> **The task**: Write out the material exactly. Do not include the pictures.

> **Exercise materials**:
*****
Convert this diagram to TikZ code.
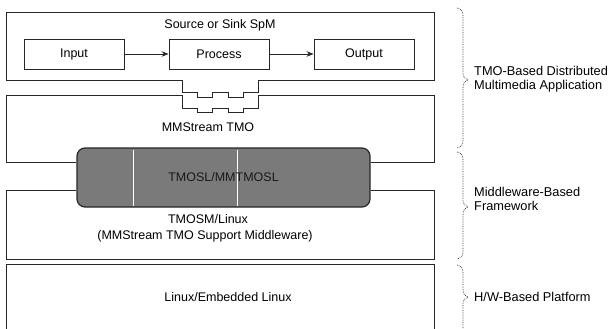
\documentclass[tikz,border=0pt]{standalone}
\usepackage{fontspec}
\setmainfont{Liberation Sans}
\usetikzlibrary{arrows.meta}
\begin{document}
\begin{tikzpicture}[x=1pt,y=-1pt,
  outline/.style={line width=0.9pt, draw=black!85},
  procbox/.style={draw=black!85, line width=0.9pt, minimum width=100pt, minimum height=30pt, inner sep=0pt, font=\fontsize{12.5}{15}\selectfont},
  lbl/.style={font=\fontsize{12.5}{15}\selectfont, inner sep=0pt},
  sidelbl/.style={font=\fontsize{12.8}{14.5}\selectfont, inner sep=0pt, anchor=west, align=left},
  flow/.style={line width=0.9pt, draw=black!85, -{Stealth[length=7pt,width=5.5pt]}},
  bracepath/.style={densely dotted, line width=0.7pt, draw=black!80},
  slbox/.style={draw=black!85, line width=1.2pt, rounded corners=8pt, fill=black!52, minimum width=293pt, minimum height=59pt, inner sep=0pt},
]
\useasboundingbox (0,0) rectangle (616,329);

% upper layer: Source or Sink SpM with its tab
\draw[outline] (6,12) -- (434,12) -- (434,80) -- (258,80) -- (258,92) -- (243,92) -- (243,97.5) -- (228,97.5) -- (228,92) -- (212.5,92) -- (212.5,97.5) -- (197,97.5) -- (197,92) -- (182,92) -- (182,80) -- (6,80) -- cycle;
\node[lbl] (src) at (220,25) {Source or Sink SpM};
\node[procbox] (inp) at (74,54) {Input};
\node[procbox] (proc) at (219,54) {Process};
\node[procbox] (outp) at (364,54) {Output};
\draw[flow] (inp) -- (proc);
\draw[flow] (proc) -- (outp);

% TMOSL rounded box
\node[slbox] (sl) at (223.5,177.5) {};
\draw[white, line width=1pt] (133,149.5) -- (133,205.5);
\draw[white, line width=1pt] (237,149.5) -- (237,205.5);
\node[lbl, text=black!90] (sltxt) at (sl.center) {TMOSL/MMTMOSL};

% MMStream TMO layer with its slot
\coordinate (m1) at (6,162);
\coordinate (m2) at (434,162);
\draw[outline] (m1 -| sl.west) -- (m1) -- (6,95) -- (182,95) -- (182,108) -- (197,108) -- (197,112.5) -- (212.5,112.5) -- (212.5,108) -- (228,108) -- (228,112.5) -- (243,112.5) -- (243,108) -- (258,108) -- (258,95) -- (434,95) -- (m2) -- (m2 -| sl.east);
\node[lbl] (mms) at (208,127) {MMStream TMO};

% TMOSM/Linux layer
\coordinate (t1) at (6,190);
\coordinate (t2) at (434,190);
\draw[outline] (t1 -| sl.west) -- (t1) -- (6,259) -- (434,259) -- (t2) -- (t2 -| sl.east);
\node[lbl] (tsm) at (208,219) {TMOSM/Linux};
\node[lbl] (tsm2) at (205,236) {(MMStream TMO Support Middleware)};

% Linux layer
\draw[outline] (6,330) -- (6,264) -- (434,264) -- (434,330);
\node[lbl] (lin) at (228,297) {Linux/Embedded Linux};

% braces
\draw[bracepath] (457,8) .. controls (461,9) and (463,11) .. (463,16) -- (463,73) .. controls (463,77) and (465,79) .. (468,80) .. controls (465,81) and (463,83) .. (463,87) -- (463,141) .. controls (463,145) and (461,147) .. (457,148);
\draw[bracepath] (457,152) .. controls (461,153) and (463,155) .. (463,160) -- (463,200) .. controls (463,204) and (465,206) .. (468,207) .. controls (465,208) and (463,210) .. (463,214) -- (463,252) .. controls (463,256) and (461,258) .. (457,259);
\draw[bracepath] (457,265) .. controls (461,266) and (463,268) .. (463,273) -- (463,290) .. controls (463,294) and (465,296) .. (468,297) .. controls (465,298) and (463,300) .. (463,304) -- (463,330);

\node[sidelbl] (l1) at (474,79) {TMO-Based Distributed\\Multimedia Application};
\node[sidelbl] (l2) at (474,199) {Middleware-Based\\Framework};
\node[sidelbl] (l3) at (474,297) {H/W-Based Platform};
\end{tikzpicture}
\end{document}
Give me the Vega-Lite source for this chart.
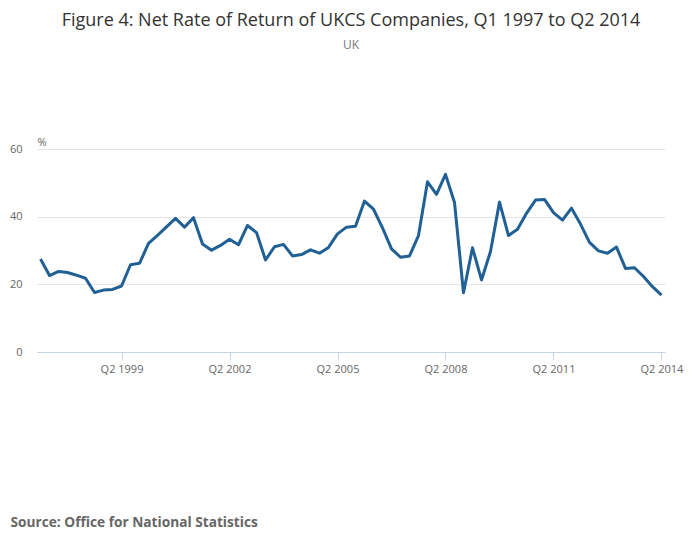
*****
> **Exercise output**:
Convert this diagram to TikZ code.
\documentclass[tikz,border=0pt]{standalone}
\usepackage{fontspec}
\setmainfont{Liberation Sans}
\usetikzlibrary{arrows.meta}
\begin{document}
\begin{tikzpicture}[x=1pt,y=-1pt,
  outline/.style={line width=0.9pt, draw=black!85},
  procbox/.style={draw=black!85, line width=0.9pt, minimum width=100pt, minimum height=30pt, inner sep=0pt, font=\fontsize{12.5}{15}\selectfont},
  lbl/.style={font=\fontsize{12.5}{15}\selectfont, inner sep=0pt},
  sidelbl/.style={font=\fontsize{12.8}{14.5}\selectfont, inner sep=0pt, anchor=west, align=left},
  flow/.style={line width=0.9pt, draw=black!85, -{Stealth[length=7pt,width=5.5pt]}},
  bracepath/.style={densely dotted, line width=0.7pt, draw=black!80},
  slbox/.style={draw=black!85, line width=1.2pt, rounded corners=8pt, fill=black!52, minimum width=293pt, minimum height=59pt, inner sep=0pt},
]
\useasboundingbox (0,0) rectangle (616,329);

% upper layer: Source or Sink SpM with its tab
\draw[outline] (6,12) -- (434,12) -- (434,80) -- (258,80) -- (258,92) -- (243,92) -- (243,97.5) -- (228,97.5) -- (228,92) -- (212.5,92) -- (212.5,97.5) -- (197,97.5) -- (197,92) -- (182,92) -- (182,80) -- (6,80) -- cycle;
\node[lbl] (src) at (220,25) {Source or Sink SpM};
\node[procbox] (inp) at (74,54) {Input};
\node[procbox] (proc) at (219,54) {Process};
\node[procbox] (outp) at (364,54) {Output};
\draw[flow] (inp) -- (proc);
\draw[flow] (proc) -- (outp);

% TMOSL rounded box
\node[slbox] (sl) at (223.5,177.5) {};
\draw[white, line width=1pt] (133,149.5) -- (133,205.5);
\draw[white, line width=1pt] (237,149.5) -- (237,205.5);
\node[lbl, text=black!90] (sltxt) at (sl.center) {TMOSL/MMTMOSL};

% MMStream TMO layer with its slot
\coordinate (m1) at (6,162);
\coordinate (m2) at (434,162);
\draw[outline] (m1 -| sl.west) -- (m1) -- (6,95) -- (182,95) -- (182,108) -- (197,108) -- (197,112.5) -- (212.5,112.5) -- (212.5,108) -- (228,108) -- (228,112.5) -- (243,112.5) -- (243,108) -- (258,108) -- (258,95) -- (434,95) -- (m2) -- (m2 -| sl.east);
\node[lbl] (mms) at (208,127) {MMStream TMO};

% TMOSM/Linux layer
\coordinate (t1) at (6,190);
\coordinate (t2) at (434,190);
\draw[outline] (t1 -| sl.west) -- (t1) -- (6,259) -- (434,259) -- (t2) -- (t2 -| sl.east);
\node[lbl] (tsm) at (208,219) {TMOSM/Linux};
\node[lbl] (tsm2) at (205,236) {(MMStream TMO Support Middleware)};

% Linux layer
\draw[outline] (6,330) -- (6,264) -- (434,264) -- (434,330);
\node[lbl] (lin) at (228,297) {Linux/Embedded Linux};

% braces
\draw[bracepath] (457,8) .. controls (461,9) and (463,11) .. (463,16) -- (463,73) .. controls (463,77) and (465,79) .. (468,80) .. controls (465,81) and (463,83) .. (463,87) -- (463,141) .. controls (463,145) and (461,147) .. (457,148);
\draw[bracepath] (457,152) .. controls (461,153) and (463,155) .. (463,160) -- (463,200) .. controls (463,204) and (465,206) .. (468,207) .. controls (465,208) and (463,210) .. (463,214) -- (463,252) .. controls (463,256) and (461,258) .. (457,259);
\draw[bracepath] (457,265) .. controls (461,266) and (463,268) .. (463,273) -- (463,290) .. controls (463,294) and (465,296) .. (468,297) .. controls (465,298) and (463,300) .. (463,304) -- (463,330);

\node[sidelbl] (l1) at (474,79) {TMO-Based Distributed\\Multimedia Application};
\node[sidelbl] (l2) at (474,199) {Middleware-Based\\Framework};
\node[sidelbl] (l3) at (474,297) {H/W-Based Platform};
\end{tikzpicture}
\end{document}
Give me the Vega-Lite source for this chart.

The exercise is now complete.